Brief:
Without changing a character, return the entries, but not the images they hold.

[Charts and diagrams as code]
--------

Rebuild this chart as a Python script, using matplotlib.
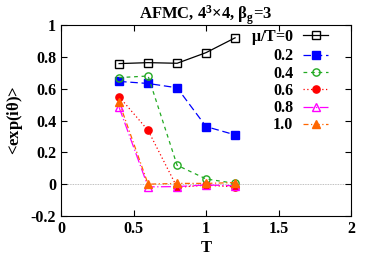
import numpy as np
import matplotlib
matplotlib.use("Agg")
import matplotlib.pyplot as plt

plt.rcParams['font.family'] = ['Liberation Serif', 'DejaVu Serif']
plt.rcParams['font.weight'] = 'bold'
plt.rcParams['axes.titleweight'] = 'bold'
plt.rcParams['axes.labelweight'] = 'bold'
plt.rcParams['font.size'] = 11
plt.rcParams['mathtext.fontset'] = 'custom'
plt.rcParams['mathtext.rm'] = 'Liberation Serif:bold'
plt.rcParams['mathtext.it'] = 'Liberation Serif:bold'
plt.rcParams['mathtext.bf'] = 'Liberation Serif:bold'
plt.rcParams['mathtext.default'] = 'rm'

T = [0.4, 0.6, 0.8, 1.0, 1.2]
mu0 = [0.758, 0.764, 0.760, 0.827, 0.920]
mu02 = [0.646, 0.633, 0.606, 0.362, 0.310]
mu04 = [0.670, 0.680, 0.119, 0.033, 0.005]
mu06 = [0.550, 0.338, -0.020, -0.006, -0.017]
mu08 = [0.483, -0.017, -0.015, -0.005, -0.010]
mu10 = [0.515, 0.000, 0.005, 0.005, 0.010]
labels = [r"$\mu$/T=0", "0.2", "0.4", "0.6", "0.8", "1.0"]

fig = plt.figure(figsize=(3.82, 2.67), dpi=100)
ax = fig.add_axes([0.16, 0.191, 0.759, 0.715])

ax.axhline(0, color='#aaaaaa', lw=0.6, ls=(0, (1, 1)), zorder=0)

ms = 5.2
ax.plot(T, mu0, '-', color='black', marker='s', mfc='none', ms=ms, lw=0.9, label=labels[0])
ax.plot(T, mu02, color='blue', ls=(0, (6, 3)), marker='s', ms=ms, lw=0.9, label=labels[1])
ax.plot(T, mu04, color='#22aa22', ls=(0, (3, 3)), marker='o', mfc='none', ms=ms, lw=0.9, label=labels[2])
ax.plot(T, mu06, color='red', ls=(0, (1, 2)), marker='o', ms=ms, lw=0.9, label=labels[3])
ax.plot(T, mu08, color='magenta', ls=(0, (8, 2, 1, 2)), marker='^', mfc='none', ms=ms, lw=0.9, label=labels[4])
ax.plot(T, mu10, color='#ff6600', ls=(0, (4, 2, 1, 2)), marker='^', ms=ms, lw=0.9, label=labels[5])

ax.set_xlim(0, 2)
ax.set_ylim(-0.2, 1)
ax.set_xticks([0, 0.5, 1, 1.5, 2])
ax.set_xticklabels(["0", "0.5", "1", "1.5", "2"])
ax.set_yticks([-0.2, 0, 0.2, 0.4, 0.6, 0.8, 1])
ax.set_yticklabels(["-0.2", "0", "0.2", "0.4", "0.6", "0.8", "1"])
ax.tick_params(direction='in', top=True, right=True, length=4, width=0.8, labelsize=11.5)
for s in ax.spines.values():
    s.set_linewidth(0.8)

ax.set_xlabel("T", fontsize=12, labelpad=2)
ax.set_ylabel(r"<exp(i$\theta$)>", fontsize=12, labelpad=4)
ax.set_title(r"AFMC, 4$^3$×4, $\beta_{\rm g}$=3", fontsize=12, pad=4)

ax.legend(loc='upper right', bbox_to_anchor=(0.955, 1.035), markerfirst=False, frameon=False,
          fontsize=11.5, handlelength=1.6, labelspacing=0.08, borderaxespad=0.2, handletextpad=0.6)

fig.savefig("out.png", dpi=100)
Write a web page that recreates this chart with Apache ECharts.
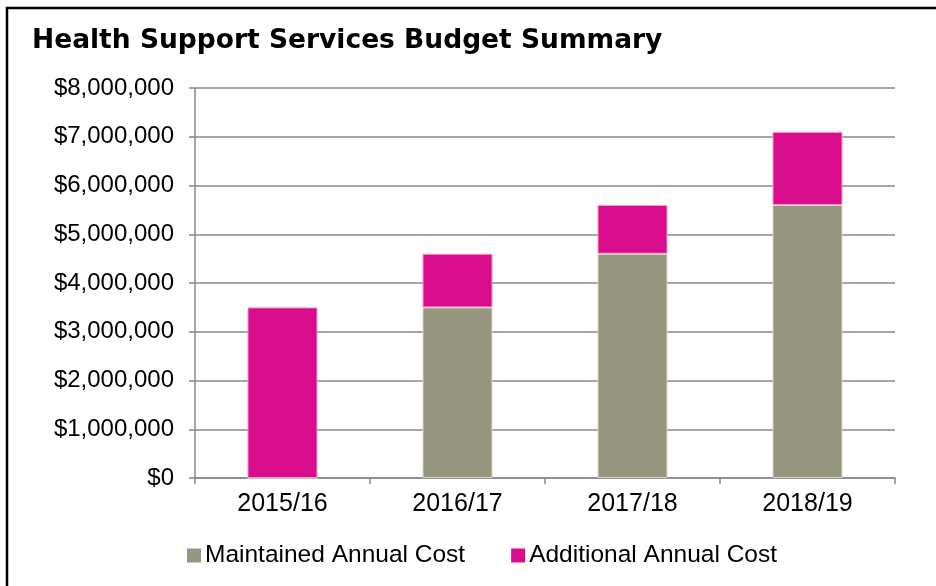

--------

Task answer:
Rebuild this chart as a Python script, using matplotlib.
import numpy as np
import matplotlib
matplotlib.use("Agg")
import matplotlib.pyplot as plt

plt.rcParams['font.family'] = ['Liberation Serif', 'DejaVu Serif']
plt.rcParams['font.weight'] = 'bold'
plt.rcParams['axes.titleweight'] = 'bold'
plt.rcParams['axes.labelweight'] = 'bold'
plt.rcParams['font.size'] = 11
plt.rcParams['mathtext.fontset'] = 'custom'
plt.rcParams['mathtext.rm'] = 'Liberation Serif:bold'
plt.rcParams['mathtext.it'] = 'Liberation Serif:bold'
plt.rcParams['mathtext.bf'] = 'Liberation Serif:bold'
plt.rcParams['mathtext.default'] = 'rm'

T = [0.4, 0.6, 0.8, 1.0, 1.2]
mu0 = [0.758, 0.764, 0.760, 0.827, 0.920]
mu02 = [0.646, 0.633, 0.606, 0.362, 0.310]
mu04 = [0.670, 0.680, 0.119, 0.033, 0.005]
mu06 = [0.550, 0.338, -0.020, -0.006, -0.017]
mu08 = [0.483, -0.017, -0.015, -0.005, -0.010]
mu10 = [0.515, 0.000, 0.005, 0.005, 0.010]
labels = [r"$\mu$/T=0", "0.2", "0.4", "0.6", "0.8", "1.0"]

fig = plt.figure(figsize=(3.82, 2.67), dpi=100)
ax = fig.add_axes([0.16, 0.191, 0.759, 0.715])

ax.axhline(0, color='#aaaaaa', lw=0.6, ls=(0, (1, 1)), zorder=0)

ms = 5.2
ax.plot(T, mu0, '-', color='black', marker='s', mfc='none', ms=ms, lw=0.9, label=labels[0])
ax.plot(T, mu02, color='blue', ls=(0, (6, 3)), marker='s', ms=ms, lw=0.9, label=labels[1])
ax.plot(T, mu04, color='#22aa22', ls=(0, (3, 3)), marker='o', mfc='none', ms=ms, lw=0.9, label=labels[2])
ax.plot(T, mu06, color='red', ls=(0, (1, 2)), marker='o', ms=ms, lw=0.9, label=labels[3])
ax.plot(T, mu08, color='magenta', ls=(0, (8, 2, 1, 2)), marker='^', mfc='none', ms=ms, lw=0.9, label=labels[4])
ax.plot(T, mu10, color='#ff6600', ls=(0, (4, 2, 1, 2)), marker='^', ms=ms, lw=0.9, label=labels[5])

ax.set_xlim(0, 2)
ax.set_ylim(-0.2, 1)
ax.set_xticks([0, 0.5, 1, 1.5, 2])
ax.set_xticklabels(["0", "0.5", "1", "1.5", "2"])
ax.set_yticks([-0.2, 0, 0.2, 0.4, 0.6, 0.8, 1])
ax.set_yticklabels(["-0.2", "0", "0.2", "0.4", "0.6", "0.8", "1"])
ax.tick_params(direction='in', top=True, right=True, length=4, width=0.8, labelsize=11.5)
for s in ax.spines.values():
    s.set_linewidth(0.8)

ax.set_xlabel("T", fontsize=12, labelpad=2)
ax.set_ylabel(r"<exp(i$\theta$)>", fontsize=12, labelpad=4)
ax.set_title(r"AFMC, 4$^3$×4, $\beta_{\rm g}$=3", fontsize=12, pad=4)

ax.legend(loc='upper right', bbox_to_anchor=(0.955, 1.035), markerfirst=False, frameon=False,
          fontsize=11.5, handlelength=1.6, labelspacing=0.08, borderaxespad=0.2, handletextpad=0.6)

fig.savefig("out.png", dpi=100)
Write a web page that recreates this chart with Apache ECharts.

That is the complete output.